Many of the NoSQL sources scale better than a normal database and are available cheap. Oracle costs a fortune, and if you want to run Oracle on a cluster good luck. They also don't let you publish benchmarks without their permission. But most people I know who use Oracle claim it totally beats everything else (without further clarification). DB2 includes a cluster edition that is also quite good. It uses a shared nothing architecture. But none of these solutions are free. Also teradata is also cited as a good parallel database. If you are a start-up and your choice is a NoSQL solution that is almost free or 100,000+ for some commercial parallel database, which do you go to?
But no matter what you will consume resources with a relationship database on ensuring consistency (which many times is what you want but not 100% of the time). Amazon's Dynamo works by not caring so much about consistency and trading consistency for availability of the overall service. For a shopping cart it is fine, but you wouldn't want to do your credit card processing using it. Google's GFS is optimized to do the file operations that google does the most. However there was an article in the ACM not that long ago comparing Map Reduce (Hadoop's implementation) against two parallel databases, and it lost. OF course the Parallel Databases were all not free....and hadoop is....
So overall I'd say the decision comes down to price mostly (as it does with most startups). If you can make do with one server than sure do PostgreSQL (or mySQL...although they always tried to force licensing for commercial products even though it is GPL...). If you need a cluster, both have clustering solutions, but as far as I can tell they are not as good as the commercial Parallel databases.

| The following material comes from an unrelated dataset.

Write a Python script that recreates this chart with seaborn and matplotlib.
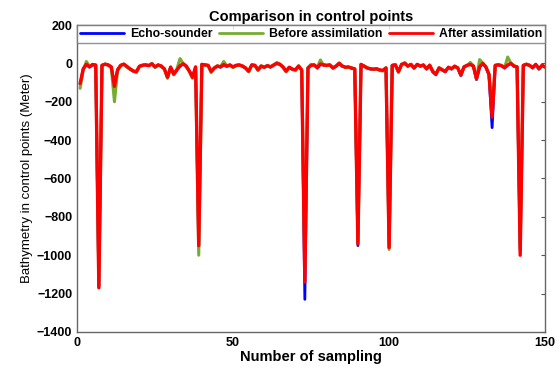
import matplotlib
matplotlib.use("Agg")
import matplotlib.pyplot as plt
import seaborn as sns
import numpy as np
import pandas as pd

sns.set_style("white")
plt.rcParams['font.family'] = ['Liberation Sans', 'DejaVu Sans']
plt.rcParams['text.color'] = 'black'
plt.rcParams['axes.labelcolor'] = 'black'

samples = list(range(1, 151))

echo_sounder = [
    -110, -30, -5, -20, -8, -10, -1165, -10, -5, -8,
    -20, -110, -35, -10, -5, -18, -30, -40, -45, -15,
    -10, -8, -12, -2, -20, -8, -15, -30, -75, -20,
    -58, -35, -15, -2, -15, -40, -75, -20, -960, -5,
    -8, -10, -45, -25, -15, -20, -8, -15, -8, -20,
    -10, -8, -15, -25, -43, -8, -10, -35, -15, -20,
    -12, -20, -10, 0, -5, -20, -43, -20, -30, -35,
    -15, -35, -1230, -25, -10, -8, -25, -5, -8, -10,
    -8, -25, -15, 0, -15, -20, -20, -25, -30, -950,
    -5, -15, -25, -30, -30, -30, -35, -38, -25, -960,
    -10, -8, -45, -5, 0, -15, -5, -25, -5, -15,
    -8, -30, -10, -45, -60, -25, -35, -45, -20, -30,
    -15, -25, -65, -20, -10, -5, -15, -85, -20, 0,
    -20, -60, -335, -10, -8, -12, -25, -10, 0, -15,
    -20, -975, -10, -5, -10, -25, -5, -30, -10, -20,
]

before_assim = [
    -130, -35, 10, -15, -5, -12, -1160, -12, -3, -10,
    -25, -200, -40, -12, -3, -20, -32, -38, -48, -18,
    -12, -5, -10, 0, -22, -10, -12, -32, -78, -18,
    -60, -30, 25, 0, -18, -42, -78, -22, -1000, -8,
    -10, -12, -48, -22, -12, -18, 10, -12, -10, -22,
    -12, -10, -12, -22, -45, -10, -12, -38, -12, -22,
    -10, -18, -12, 5, -3, -22, -45, -22, -32, -38,
    -12, -38, -1060, -22, -5, -10, -20, 18, -10, -12,
    -10, -22, -12, 3, -12, -22, -22, -22, -32, -935,
    -8, -12, -22, -28, -32, -28, -38, -40, -22, -970,
    -12, -5, -48, -8, 5, -12, -8, -22, -8, -12,
    -10, -28, -8, -42, -55, -22, -32, -42, -22, -28,
    -18, -22, -62, -18, -12, 5, -12, -82, 20, 2,
    -18, -55, -250, -12, -5, -10, -22, 33, 2, -12,
    -18, -960, -12, -3, -12, -22, -8, -28, -12, -22,
]

after_assim = [
    -105, -28, -5, -18, -6, -8, -1170, -10, -4, -8,
    -18, -120, -33, -10, -4, -16, -28, -40, -43, -15,
    -9, -8, -12, -2, -18, -8, -14, -28, -72, -20,
    -56, -34, -12, -2, -14, -40, -72, -18, -950, -5,
    -8, -10, -42, -24, -14, -18, -6, -15, -8, -18,
    -10, -8, -14, -24, -40, -8, -10, -33, -14, -20,
    -12, -18, -8, 0, -5, -18, -40, -20, -30, -33,
    -14, -34, -1140, -24, -10, -8, -22, -3, -8, -10,
    -8, -24, -15, 0, -14, -20, -18, -25, -28, -940,
    -5, -15, -24, -28, -30, -28, -34, -36, -24, -960,
    -10, -8, -42, -5, 0, -14, -5, -24, -5, -14,
    -8, -28, -10, -42, -56, -24, -33, -42, -20, -28,
    -14, -24, -60, -18, -10, -5, -14, -80, -18, 0,
    -18, -58, -280, -10, -8, -12, -22, -8, 0, -14,
    -18, -1000, -10, -5, -10, -22, -5, -28, -10, -18,
]

series_names = ["Echo-sounder", "Before assimilation", "After assimilation"]
colors = ["#0000FF", "#77AC30", "#FF0000"]
widths = [2.0, 2.2, 2.4]
x_ticks = [0, 50, 100, 150]
y_ticks = [200, 0, -200, -400, -600, -800, -1000, -1200, -1400]

df = pd.DataFrame({
    "sample": samples * 3,
    "depth": echo_sounder + before_assim + after_assim,
    "series": [series_names[0]] * 150 + [series_names[1]] * 150 + [series_names[2]] * 150,
})

fig = plt.figure(figsize=(5.6, 3.68), dpi=100)
ax = fig.add_axes([0.1375, 0.098, 0.836, 0.834])

for name, c, lw in zip(series_names, colors, widths):
    sub = df[df["series"] == name]
    sns.lineplot(data=sub, x="sample", y="depth", color=c, linewidth=lw,
                 ax=ax, label=name, estimator=None, sort=False)

ax.set_xlim(0, 150)
ax.set_ylim(-1400, 200)
ax.set_xticks(x_ticks)
ax.set_yticks(y_ticks)
ax.tick_params(direction="in", length=3, width=0.8, colors="#555555",
               labelcolor="black", labelsize=9, top=True, right=True)
for lab in ax.get_xticklabels() + ax.get_yticklabels():
    lab.set_fontweight("bold")
for sp in ax.spines.values():
    sp.set_visible(True)
    sp.set_color("#666666")
    sp.set_linewidth(1.0)

ax.set_xlabel("Number of sampling", fontsize=10.5, fontweight="bold", labelpad=1)
ax.set_ylabel("Bathymetry in control points (Meter)", fontsize=9.5, labelpad=3)
ax.set_title("Comparison in control points", fontsize=10.5, fontweight="bold", pad=3)

leg = ax.legend(loc="upper left", bbox_to_anchor=(0, 1, 1, 0), mode="expand",
                ncol=3, borderaxespad=0, fancybox=False, frameon=True,
                handlelength=3.6, handletextpad=0.5, columnspacing=0.8,
                prop={"weight": "bold", "size": 8.8}, borderpad=0.25)
leg.get_frame().set_edgecolor("#777777")
leg.get_frame().set_linewidth(1.0)
for h in leg.get_lines():
    h.set_linewidth(2.0)

fig.savefig("out.png", dpi=100)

If you have lots of money then sure go with Oracle, it seems through word of mouth Oracle is the best for both parallel and stand alone in terms of performance. DB2 was good enough for a former job. They had terabytes in the mid 1990's using about 20 servers. Now that the hardware is much better I'm sure it scales even better.... But if money is a consideration, then go with an open source noSQL solution. A lot of people now swear by Cassandra, I haven't had a chance to check it out yet.

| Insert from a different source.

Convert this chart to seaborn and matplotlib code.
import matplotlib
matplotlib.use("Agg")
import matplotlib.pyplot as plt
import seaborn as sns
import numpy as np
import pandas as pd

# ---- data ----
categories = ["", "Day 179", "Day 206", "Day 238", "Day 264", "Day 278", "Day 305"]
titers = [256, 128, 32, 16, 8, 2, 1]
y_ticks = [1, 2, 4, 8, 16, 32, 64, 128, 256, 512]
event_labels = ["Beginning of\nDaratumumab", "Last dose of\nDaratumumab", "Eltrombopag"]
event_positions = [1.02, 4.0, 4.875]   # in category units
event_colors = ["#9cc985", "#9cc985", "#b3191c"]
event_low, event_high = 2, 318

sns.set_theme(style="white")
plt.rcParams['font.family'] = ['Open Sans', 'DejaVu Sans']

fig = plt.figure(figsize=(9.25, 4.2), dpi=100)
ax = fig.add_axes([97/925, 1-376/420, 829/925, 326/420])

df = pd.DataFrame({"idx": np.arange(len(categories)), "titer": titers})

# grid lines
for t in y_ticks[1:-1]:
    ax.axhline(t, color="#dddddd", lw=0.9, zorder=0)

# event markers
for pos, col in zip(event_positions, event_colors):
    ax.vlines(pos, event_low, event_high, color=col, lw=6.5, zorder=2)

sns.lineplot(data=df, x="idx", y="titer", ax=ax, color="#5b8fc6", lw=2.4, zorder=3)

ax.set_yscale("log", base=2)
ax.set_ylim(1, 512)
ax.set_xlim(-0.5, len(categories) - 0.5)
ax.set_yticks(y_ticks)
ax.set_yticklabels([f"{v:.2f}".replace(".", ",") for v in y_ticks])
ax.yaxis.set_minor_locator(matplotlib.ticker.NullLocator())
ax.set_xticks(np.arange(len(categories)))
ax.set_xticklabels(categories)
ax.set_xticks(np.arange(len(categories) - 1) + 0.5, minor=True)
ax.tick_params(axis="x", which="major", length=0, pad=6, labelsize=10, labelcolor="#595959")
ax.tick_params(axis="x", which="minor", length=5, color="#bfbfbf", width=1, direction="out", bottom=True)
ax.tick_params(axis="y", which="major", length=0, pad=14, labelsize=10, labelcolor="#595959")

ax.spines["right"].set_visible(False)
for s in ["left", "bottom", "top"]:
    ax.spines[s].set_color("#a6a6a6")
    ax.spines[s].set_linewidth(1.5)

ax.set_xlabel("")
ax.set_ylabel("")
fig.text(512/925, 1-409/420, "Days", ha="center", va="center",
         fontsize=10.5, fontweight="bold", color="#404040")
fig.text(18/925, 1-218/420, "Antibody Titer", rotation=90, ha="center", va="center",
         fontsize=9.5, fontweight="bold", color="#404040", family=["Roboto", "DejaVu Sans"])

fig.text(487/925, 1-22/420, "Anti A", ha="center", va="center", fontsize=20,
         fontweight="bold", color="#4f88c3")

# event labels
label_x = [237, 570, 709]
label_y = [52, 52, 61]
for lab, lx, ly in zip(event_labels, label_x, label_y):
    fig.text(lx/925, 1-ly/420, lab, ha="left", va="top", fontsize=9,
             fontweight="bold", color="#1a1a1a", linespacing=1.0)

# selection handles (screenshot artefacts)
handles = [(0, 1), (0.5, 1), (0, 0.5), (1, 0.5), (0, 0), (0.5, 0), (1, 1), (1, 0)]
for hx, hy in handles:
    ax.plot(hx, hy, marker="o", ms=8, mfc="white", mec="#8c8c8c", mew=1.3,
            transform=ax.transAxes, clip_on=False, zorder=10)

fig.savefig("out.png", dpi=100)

I'm still fuzzy on what NoSQL is supposed to be and what it is supposed to bring to the table.
From what I've understood, it's basically a common banner for various different databases that all share the common property of not being relational databases and not providing ACID guarantees.

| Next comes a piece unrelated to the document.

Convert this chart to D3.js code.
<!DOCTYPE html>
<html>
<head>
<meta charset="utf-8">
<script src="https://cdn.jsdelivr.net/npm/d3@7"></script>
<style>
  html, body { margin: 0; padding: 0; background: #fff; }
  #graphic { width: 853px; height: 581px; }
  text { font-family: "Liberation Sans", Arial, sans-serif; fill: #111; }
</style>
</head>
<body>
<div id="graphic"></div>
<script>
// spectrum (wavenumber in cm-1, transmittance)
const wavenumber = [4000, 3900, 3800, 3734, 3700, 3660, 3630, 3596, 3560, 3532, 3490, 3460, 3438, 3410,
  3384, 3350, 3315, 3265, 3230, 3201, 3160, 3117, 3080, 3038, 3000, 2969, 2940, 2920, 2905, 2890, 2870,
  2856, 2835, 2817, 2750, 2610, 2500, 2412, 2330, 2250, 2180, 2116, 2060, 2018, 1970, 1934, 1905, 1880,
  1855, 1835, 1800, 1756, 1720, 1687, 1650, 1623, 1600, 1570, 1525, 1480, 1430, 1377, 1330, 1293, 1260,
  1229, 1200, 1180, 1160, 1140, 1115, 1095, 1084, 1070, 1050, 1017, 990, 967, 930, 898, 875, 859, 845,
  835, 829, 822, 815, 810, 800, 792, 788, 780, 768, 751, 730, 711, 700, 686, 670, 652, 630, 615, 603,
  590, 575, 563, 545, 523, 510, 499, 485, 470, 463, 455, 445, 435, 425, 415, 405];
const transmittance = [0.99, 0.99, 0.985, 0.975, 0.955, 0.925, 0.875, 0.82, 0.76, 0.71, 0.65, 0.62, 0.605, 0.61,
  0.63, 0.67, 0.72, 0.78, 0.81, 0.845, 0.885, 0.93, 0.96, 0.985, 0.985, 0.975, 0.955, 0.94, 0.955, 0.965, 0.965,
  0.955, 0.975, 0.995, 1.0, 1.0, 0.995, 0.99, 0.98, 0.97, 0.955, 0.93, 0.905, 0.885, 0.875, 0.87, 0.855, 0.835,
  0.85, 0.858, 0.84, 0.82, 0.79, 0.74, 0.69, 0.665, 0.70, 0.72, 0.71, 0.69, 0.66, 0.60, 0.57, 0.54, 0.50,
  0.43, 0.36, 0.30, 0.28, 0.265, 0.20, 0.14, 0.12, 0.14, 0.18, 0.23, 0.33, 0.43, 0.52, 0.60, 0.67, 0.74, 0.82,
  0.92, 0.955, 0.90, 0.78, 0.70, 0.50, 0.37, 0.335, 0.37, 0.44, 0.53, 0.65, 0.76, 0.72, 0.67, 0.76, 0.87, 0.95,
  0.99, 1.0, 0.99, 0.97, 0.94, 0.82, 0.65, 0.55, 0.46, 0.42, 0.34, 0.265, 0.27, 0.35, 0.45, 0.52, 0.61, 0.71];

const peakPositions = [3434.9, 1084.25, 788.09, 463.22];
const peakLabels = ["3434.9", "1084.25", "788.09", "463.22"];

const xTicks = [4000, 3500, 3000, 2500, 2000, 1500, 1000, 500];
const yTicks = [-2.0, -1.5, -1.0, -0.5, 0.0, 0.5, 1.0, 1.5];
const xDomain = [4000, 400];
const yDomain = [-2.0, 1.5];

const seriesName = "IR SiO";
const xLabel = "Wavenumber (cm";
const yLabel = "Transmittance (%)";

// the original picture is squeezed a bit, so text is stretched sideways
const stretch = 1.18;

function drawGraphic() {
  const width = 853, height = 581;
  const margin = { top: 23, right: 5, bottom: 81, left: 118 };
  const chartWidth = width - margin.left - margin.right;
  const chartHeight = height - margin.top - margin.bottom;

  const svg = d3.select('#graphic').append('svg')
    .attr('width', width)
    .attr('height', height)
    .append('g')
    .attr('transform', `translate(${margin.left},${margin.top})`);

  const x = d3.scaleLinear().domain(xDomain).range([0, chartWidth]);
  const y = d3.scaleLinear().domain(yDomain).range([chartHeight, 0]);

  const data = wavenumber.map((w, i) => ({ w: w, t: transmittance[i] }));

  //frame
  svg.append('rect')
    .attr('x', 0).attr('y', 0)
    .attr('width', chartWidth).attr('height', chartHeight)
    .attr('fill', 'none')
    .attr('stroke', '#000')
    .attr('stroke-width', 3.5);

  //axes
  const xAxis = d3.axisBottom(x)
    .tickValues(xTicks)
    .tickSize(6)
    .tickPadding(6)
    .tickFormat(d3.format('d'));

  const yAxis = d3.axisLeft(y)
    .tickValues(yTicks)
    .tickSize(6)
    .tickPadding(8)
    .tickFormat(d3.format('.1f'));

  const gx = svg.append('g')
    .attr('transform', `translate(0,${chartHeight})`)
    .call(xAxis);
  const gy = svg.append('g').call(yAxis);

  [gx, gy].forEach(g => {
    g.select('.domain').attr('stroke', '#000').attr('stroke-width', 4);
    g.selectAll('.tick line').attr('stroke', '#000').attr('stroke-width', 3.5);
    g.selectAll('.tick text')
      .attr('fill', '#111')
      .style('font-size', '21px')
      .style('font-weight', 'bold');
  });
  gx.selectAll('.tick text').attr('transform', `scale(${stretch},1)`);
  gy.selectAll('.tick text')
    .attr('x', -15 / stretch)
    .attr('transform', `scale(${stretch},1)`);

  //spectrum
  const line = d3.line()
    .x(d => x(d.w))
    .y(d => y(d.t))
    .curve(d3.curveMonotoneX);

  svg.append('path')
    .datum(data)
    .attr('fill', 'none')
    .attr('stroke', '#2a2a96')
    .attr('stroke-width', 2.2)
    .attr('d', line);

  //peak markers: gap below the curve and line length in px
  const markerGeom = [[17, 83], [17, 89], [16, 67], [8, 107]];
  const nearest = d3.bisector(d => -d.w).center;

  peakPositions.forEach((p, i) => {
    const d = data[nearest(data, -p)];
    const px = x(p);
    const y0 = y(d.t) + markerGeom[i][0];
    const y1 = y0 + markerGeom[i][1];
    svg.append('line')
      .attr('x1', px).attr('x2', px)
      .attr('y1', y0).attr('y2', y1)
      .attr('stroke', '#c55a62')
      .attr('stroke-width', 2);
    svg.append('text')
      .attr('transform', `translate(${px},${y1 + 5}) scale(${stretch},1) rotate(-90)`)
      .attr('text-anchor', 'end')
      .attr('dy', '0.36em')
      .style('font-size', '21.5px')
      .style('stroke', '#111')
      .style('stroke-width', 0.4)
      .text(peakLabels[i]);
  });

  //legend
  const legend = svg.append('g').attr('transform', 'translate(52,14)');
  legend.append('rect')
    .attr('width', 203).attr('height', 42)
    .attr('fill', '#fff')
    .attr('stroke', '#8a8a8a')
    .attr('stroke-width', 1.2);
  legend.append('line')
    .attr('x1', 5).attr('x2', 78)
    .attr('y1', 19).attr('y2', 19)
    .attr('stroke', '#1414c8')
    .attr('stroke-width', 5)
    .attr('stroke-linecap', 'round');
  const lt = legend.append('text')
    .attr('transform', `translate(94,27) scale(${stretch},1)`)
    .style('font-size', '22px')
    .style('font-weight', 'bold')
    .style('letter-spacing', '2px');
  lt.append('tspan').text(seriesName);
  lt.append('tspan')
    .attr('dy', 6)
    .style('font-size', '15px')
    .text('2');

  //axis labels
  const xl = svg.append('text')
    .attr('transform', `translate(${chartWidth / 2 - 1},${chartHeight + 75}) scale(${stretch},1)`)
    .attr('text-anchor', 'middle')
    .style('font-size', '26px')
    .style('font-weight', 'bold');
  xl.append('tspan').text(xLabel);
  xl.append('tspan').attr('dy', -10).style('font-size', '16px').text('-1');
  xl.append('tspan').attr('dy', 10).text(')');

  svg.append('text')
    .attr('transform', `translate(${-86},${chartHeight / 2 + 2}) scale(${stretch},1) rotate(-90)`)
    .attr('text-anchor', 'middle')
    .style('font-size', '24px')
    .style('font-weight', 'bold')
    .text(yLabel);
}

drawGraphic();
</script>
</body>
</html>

If so, it seems to me that the whole NoSQL vs. RDMBS debate is about a false dichotomy. There are some applications where a relational database is the right tool for the job, and there are some where a relational database is not the right tool for the job. In some of those latter cases, one of the NoSQL databases may be the right thing.
This is nothing new. Non-relational databases have been used on Unix for a long time, and are even a standard part of POSIX (see for example the manpage for dbm_open). It's also long been known that, for example, Berkeley DB can be a lot faster than an RDBMS - as long as your application doesn't make use of all the features an RDBMS provides. Lots of programs even don't use one of these database systems, but invent their own, custom format. Git is a very successful example of this.
To me, it seems that what we are seeing here is loads of people who had learned to use relational databases for all their storage needs discovering that there are other ways to store data, and that one of those methods may work better than an RDMBS for a particular application. Well, yes. Does that surprise anyone? It sure doesn't surprise me. Does it mean that RDMBSes are now useless? Not at all. Does it mean you should use a non-relational storage system where this makes more sense? Of course! Now, can we please get back to work? I don't see the point of having a holy war over whether RDBMS or NoSQL is better, when common sense says that they both have their uses.
Please correct me if I got my facts wrong.
No, he's saying he can't wait for the _hype_ over NoSQL to die.